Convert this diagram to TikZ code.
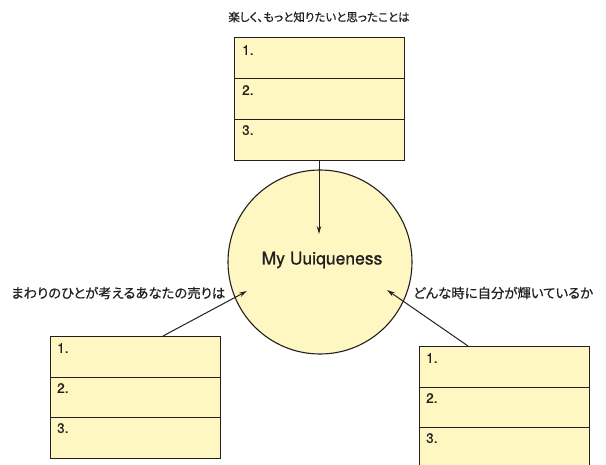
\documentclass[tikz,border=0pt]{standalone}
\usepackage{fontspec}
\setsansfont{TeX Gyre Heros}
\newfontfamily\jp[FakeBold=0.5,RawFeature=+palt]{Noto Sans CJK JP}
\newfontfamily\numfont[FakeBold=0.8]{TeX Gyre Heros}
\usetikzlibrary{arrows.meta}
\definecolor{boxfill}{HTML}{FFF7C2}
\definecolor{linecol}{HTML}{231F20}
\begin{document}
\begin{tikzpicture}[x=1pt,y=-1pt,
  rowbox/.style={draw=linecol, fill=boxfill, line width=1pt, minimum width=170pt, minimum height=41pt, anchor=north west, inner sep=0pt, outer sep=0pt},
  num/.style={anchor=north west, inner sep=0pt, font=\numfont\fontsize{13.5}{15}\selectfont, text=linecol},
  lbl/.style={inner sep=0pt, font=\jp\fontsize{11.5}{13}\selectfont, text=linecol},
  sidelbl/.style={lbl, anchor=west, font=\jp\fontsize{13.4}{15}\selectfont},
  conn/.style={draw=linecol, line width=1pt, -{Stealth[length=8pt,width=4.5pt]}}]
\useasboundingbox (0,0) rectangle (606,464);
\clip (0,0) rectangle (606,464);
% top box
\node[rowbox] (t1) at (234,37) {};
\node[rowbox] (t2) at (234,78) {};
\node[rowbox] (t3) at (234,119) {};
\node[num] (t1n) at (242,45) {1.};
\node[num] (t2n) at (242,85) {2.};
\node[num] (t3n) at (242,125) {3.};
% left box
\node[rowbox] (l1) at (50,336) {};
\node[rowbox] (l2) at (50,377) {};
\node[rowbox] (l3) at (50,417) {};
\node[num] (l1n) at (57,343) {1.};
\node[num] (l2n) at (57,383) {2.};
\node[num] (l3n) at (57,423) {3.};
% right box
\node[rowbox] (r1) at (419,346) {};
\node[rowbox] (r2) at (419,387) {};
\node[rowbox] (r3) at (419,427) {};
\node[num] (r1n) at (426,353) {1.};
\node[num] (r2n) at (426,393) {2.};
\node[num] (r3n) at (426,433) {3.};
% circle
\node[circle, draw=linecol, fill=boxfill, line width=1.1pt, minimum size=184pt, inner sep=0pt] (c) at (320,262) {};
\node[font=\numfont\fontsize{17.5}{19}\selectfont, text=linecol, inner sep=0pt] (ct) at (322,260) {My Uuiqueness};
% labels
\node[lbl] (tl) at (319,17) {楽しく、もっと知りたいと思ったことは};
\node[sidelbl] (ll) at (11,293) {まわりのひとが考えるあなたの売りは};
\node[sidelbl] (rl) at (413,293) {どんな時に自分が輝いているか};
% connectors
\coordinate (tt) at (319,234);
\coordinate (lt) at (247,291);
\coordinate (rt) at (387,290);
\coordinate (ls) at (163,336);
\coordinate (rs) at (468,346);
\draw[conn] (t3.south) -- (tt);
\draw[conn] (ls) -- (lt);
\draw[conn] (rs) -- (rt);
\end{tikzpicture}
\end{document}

============================================================

= Written instruction =
Leave out the pictures and give the listing above again exactly.

= Response below =
Convert this diagram to TikZ code.
\documentclass[tikz,border=0pt]{standalone}
\usepackage{fontspec}
\setsansfont{TeX Gyre Heros}
\newfontfamily\jp[FakeBold=0.5,RawFeature=+palt]{Noto Sans CJK JP}
\newfontfamily\numfont[FakeBold=0.8]{TeX Gyre Heros}
\usetikzlibrary{arrows.meta}
\definecolor{boxfill}{HTML}{FFF7C2}
\definecolor{linecol}{HTML}{231F20}
\begin{document}
\begin{tikzpicture}[x=1pt,y=-1pt,
  rowbox/.style={draw=linecol, fill=boxfill, line width=1pt, minimum width=170pt, minimum height=41pt, anchor=north west, inner sep=0pt, outer sep=0pt},
  num/.style={anchor=north west, inner sep=0pt, font=\numfont\fontsize{13.5}{15}\selectfont, text=linecol},
  lbl/.style={inner sep=0pt, font=\jp\fontsize{11.5}{13}\selectfont, text=linecol},
  sidelbl/.style={lbl, anchor=west, font=\jp\fontsize{13.4}{15}\selectfont},
  conn/.style={draw=linecol, line width=1pt, -{Stealth[length=8pt,width=4.5pt]}}]
\useasboundingbox (0,0) rectangle (606,464);
\clip (0,0) rectangle (606,464);
% top box
\node[rowbox] (t1) at (234,37) {};
\node[rowbox] (t2) at (234,78) {};
\node[rowbox] (t3) at (234,119) {};
\node[num] (t1n) at (242,45) {1.};
\node[num] (t2n) at (242,85) {2.};
\node[num] (t3n) at (242,125) {3.};
% left box
\node[rowbox] (l1) at (50,336) {};
\node[rowbox] (l2) at (50,377) {};
\node[rowbox] (l3) at (50,417) {};
\node[num] (l1n) at (57,343) {1.};
\node[num] (l2n) at (57,383) {2.};
\node[num] (l3n) at (57,423) {3.};
% right box
\node[rowbox] (r1) at (419,346) {};
\node[rowbox] (r2) at (419,387) {};
\node[rowbox] (r3) at (419,427) {};
\node[num] (r1n) at (426,353) {1.};
\node[num] (r2n) at (426,393) {2.};
\node[num] (r3n) at (426,433) {3.};
% circle
\node[circle, draw=linecol, fill=boxfill, line width=1.1pt, minimum size=184pt, inner sep=0pt] (c) at (320,262) {};
\node[font=\numfont\fontsize{17.5}{19}\selectfont, text=linecol, inner sep=0pt] (ct) at (322,260) {My Uuiqueness};
% labels
\node[lbl] (tl) at (319,17) {楽しく、もっと知りたいと思ったことは};
\node[sidelbl] (ll) at (11,293) {まわりのひとが考えるあなたの売りは};
\node[sidelbl] (rl) at (413,293) {どんな時に自分が輝いているか};
% connectors
\coordinate (tt) at (319,234);
\coordinate (lt) at (247,291);
\coordinate (rt) at (387,290);
\coordinate (ls) at (163,336);
\coordinate (rs) at (468,346);
\draw[conn] (t3.south) -- (tt);
\draw[conn] (ls) -- (lt);
\draw[conn] (rs) -- (rt);
\end{tikzpicture}
\end{document}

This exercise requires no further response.